As our world becomes increasingly digitized, the data that is created is beginning to play a powerful role in society. From candidates using it to win elections to saving taxpayer dollars, big data is transforming the way decisions are made. SUNY’s push to most efficiently allocate resources is among the key players using big data and one of the most influential education institutions to do so.
Dr. Brian Lowe, associate professor of sociology at SUNY Oneonta, explains why “Big Data” is becoming a focus of academic inquiry in today’s edition of The Academic Minute, airing at 3:56 p.m. on WAMC Northeast Public Radio.
As part of an interdisciplinary team of researchers from SUNY Oneonta, Dr. Lowe is collaborating with researchers from Penn State and the University at Buffalo on a new effort to train students in the emerging field of social data analytics.
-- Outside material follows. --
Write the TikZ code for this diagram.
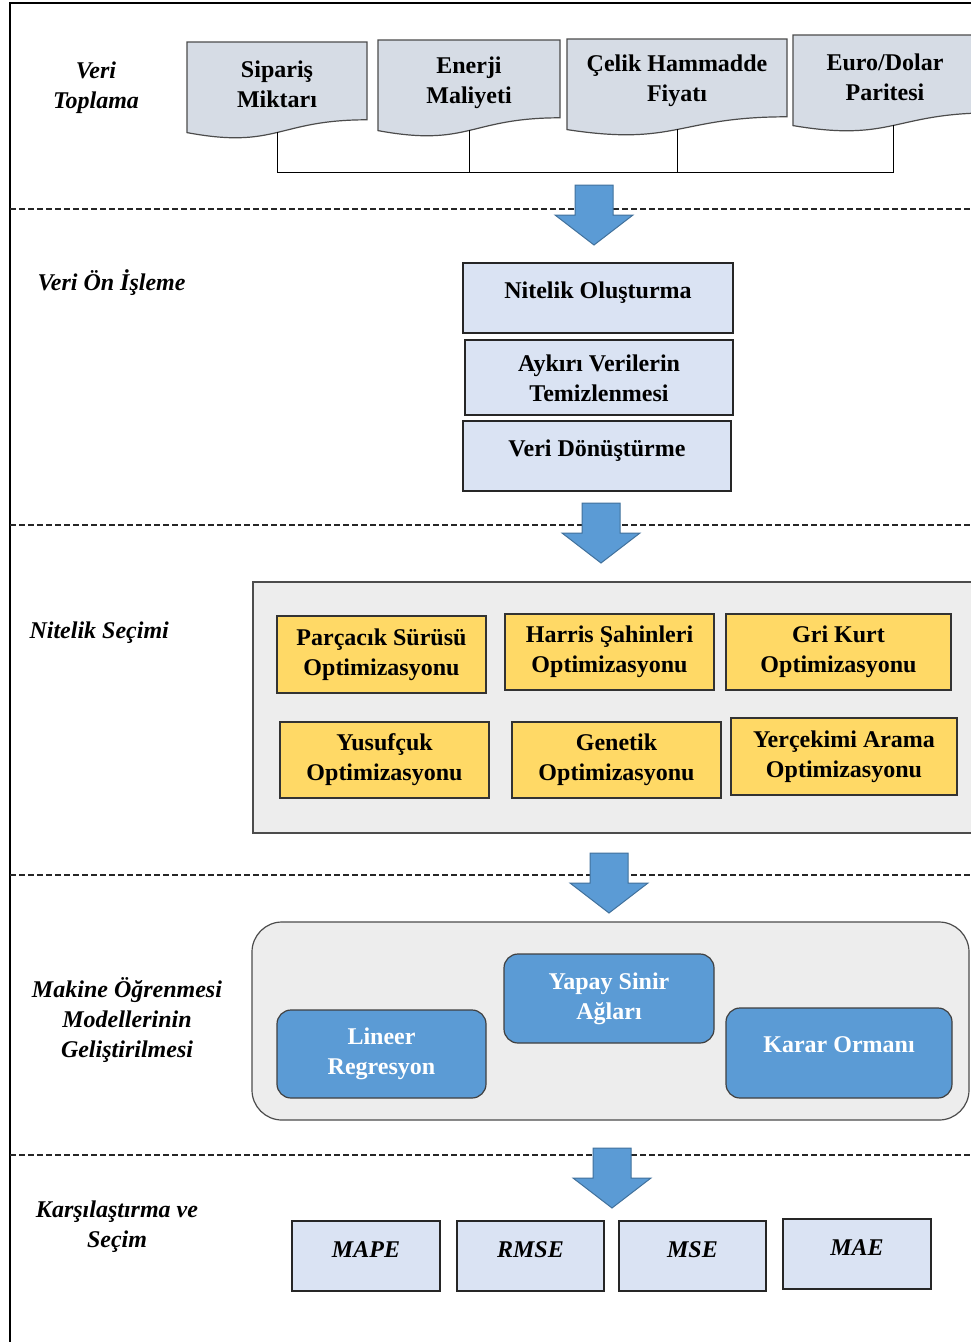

The project, supported by SUNY Innovative Instruction Technology Grant funding, will teach SUNY Oneonta undergraduates to organize “Big Data”—the vast amount of information generated every day through social media and other electronic interactions, from making a purchase to posting a tweet.
With this tremendous data-gathering capability comes a variety of ethical questions. In analyzing the impact of our “Big Data”-driven society, SUNY Oneonta students will examine privacy issues and questions of morality, public opinion, popular culture and risk.
The SUNY Oneonta team includes members of the Political Science, Sociology and Philosophy departments, and the Teaching, Learning and Technology Center.